'''
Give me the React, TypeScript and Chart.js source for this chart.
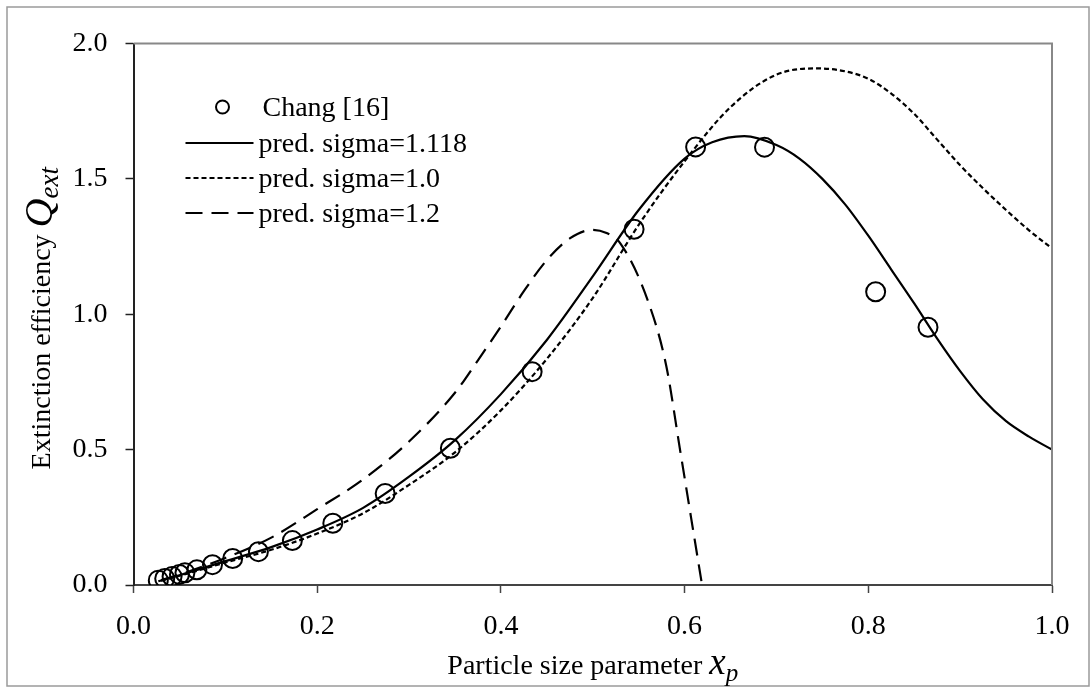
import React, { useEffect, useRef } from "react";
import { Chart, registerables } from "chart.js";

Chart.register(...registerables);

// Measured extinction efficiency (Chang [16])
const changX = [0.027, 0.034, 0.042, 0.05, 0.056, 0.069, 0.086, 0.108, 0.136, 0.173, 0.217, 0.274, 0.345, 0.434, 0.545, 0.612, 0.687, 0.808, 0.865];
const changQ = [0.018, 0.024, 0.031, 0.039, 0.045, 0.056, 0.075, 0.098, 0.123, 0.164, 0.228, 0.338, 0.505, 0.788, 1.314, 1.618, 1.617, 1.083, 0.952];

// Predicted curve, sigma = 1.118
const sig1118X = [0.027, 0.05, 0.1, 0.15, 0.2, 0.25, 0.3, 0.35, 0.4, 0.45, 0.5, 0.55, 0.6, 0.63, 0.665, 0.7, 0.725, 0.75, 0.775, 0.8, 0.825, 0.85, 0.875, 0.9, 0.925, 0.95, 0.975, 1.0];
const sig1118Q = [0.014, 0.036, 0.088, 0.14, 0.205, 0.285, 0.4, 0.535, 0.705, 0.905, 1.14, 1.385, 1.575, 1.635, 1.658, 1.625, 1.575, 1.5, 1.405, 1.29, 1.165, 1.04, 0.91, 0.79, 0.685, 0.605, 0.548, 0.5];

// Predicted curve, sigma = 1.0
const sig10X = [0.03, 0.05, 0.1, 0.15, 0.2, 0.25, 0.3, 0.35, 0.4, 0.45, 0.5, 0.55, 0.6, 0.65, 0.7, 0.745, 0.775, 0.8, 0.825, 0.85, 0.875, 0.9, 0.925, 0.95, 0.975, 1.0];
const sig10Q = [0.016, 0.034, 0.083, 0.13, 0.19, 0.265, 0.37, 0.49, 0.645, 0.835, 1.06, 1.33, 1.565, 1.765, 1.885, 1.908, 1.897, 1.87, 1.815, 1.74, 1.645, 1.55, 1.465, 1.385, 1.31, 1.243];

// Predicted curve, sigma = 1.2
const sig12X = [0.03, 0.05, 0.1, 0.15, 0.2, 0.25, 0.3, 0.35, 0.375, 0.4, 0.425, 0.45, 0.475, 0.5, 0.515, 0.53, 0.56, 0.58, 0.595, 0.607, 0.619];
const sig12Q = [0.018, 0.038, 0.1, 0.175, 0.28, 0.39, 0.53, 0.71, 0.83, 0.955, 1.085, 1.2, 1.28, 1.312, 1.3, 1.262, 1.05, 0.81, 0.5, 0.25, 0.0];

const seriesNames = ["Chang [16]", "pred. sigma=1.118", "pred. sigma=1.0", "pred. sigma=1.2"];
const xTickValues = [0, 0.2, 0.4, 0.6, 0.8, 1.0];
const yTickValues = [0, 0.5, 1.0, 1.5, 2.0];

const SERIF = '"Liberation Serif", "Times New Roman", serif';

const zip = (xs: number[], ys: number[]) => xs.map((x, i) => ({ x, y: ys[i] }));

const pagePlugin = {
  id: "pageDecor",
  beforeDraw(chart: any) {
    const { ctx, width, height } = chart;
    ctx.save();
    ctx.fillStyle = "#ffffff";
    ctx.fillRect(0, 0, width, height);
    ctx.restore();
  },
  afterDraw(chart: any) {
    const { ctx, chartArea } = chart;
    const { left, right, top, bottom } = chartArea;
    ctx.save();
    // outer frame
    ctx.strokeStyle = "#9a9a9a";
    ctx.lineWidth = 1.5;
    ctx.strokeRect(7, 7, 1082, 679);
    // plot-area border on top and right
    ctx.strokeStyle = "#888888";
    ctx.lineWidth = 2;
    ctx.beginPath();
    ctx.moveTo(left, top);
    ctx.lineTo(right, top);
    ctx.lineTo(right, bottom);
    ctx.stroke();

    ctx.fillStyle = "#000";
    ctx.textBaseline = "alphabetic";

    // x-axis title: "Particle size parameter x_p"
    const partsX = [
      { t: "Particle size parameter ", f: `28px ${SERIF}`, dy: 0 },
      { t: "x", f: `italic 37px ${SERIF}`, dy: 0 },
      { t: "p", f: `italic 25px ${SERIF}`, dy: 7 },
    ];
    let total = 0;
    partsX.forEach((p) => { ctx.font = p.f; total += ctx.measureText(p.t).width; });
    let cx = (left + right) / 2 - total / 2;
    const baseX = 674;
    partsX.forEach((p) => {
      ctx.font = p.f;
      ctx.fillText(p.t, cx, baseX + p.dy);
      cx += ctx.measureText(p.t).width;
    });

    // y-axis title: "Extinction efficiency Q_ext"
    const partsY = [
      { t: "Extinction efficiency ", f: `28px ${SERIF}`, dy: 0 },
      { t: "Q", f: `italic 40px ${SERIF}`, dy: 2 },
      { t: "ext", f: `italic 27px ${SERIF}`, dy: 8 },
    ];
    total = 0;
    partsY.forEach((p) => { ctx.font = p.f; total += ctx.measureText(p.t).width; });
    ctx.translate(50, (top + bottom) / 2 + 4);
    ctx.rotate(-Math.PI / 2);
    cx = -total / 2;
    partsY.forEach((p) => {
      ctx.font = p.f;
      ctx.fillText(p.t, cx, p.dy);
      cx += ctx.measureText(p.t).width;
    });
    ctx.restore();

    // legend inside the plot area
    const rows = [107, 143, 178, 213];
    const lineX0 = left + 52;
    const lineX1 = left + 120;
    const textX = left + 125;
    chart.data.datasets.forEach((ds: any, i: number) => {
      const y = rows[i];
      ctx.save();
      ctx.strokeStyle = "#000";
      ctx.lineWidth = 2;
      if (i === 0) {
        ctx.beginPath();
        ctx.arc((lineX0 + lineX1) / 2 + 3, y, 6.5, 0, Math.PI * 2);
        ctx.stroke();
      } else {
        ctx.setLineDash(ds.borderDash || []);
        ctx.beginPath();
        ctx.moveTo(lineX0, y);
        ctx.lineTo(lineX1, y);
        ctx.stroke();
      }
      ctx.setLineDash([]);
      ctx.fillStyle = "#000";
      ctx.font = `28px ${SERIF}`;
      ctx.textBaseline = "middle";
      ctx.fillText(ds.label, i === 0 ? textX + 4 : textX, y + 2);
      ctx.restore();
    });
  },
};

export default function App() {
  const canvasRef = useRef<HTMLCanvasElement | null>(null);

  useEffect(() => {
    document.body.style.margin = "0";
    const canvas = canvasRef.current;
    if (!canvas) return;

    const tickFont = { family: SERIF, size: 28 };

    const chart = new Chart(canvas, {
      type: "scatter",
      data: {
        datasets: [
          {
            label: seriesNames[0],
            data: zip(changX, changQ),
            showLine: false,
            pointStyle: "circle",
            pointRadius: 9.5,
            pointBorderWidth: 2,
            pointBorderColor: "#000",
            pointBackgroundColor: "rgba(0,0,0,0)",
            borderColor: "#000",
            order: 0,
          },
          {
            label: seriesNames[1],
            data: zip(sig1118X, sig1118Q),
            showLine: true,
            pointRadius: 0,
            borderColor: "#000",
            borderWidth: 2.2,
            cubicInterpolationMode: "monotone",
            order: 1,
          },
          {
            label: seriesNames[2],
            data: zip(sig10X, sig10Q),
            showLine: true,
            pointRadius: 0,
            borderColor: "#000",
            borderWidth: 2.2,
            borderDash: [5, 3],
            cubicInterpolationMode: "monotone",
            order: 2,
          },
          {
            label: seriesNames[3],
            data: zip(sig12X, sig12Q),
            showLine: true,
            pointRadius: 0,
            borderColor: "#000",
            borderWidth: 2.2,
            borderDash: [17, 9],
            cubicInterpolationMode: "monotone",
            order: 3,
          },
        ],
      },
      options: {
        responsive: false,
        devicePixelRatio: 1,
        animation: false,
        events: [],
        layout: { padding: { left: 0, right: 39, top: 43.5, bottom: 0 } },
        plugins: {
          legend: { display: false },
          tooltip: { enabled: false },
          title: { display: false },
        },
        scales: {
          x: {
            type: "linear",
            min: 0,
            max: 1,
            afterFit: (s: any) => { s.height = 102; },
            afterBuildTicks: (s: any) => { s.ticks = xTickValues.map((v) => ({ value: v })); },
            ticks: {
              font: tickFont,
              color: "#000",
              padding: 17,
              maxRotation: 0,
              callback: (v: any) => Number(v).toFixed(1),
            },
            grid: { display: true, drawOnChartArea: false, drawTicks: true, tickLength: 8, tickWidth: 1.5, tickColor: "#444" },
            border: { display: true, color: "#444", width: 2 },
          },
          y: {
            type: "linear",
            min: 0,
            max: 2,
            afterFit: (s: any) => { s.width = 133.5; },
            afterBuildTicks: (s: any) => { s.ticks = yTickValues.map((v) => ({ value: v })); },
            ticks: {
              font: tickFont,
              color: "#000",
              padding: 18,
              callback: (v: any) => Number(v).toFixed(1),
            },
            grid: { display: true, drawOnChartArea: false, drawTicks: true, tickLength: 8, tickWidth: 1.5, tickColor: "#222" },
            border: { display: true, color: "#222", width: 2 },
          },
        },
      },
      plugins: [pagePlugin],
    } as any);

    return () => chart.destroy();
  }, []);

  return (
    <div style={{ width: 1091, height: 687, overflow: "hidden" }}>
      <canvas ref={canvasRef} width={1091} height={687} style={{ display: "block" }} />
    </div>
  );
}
'''
### Task objective
Write out each line of the listing above, exactly, from its first line to the line holding "Chart.register(...registerables);", inclusive. Skip the pictures.

### Answer to the exercise
Give me the React, TypeScript and Chart.js source for this chart.
import React, { useEffect, useRef } from "react";
import { Chart, registerables } from "chart.js";

Chart.register(...registerables);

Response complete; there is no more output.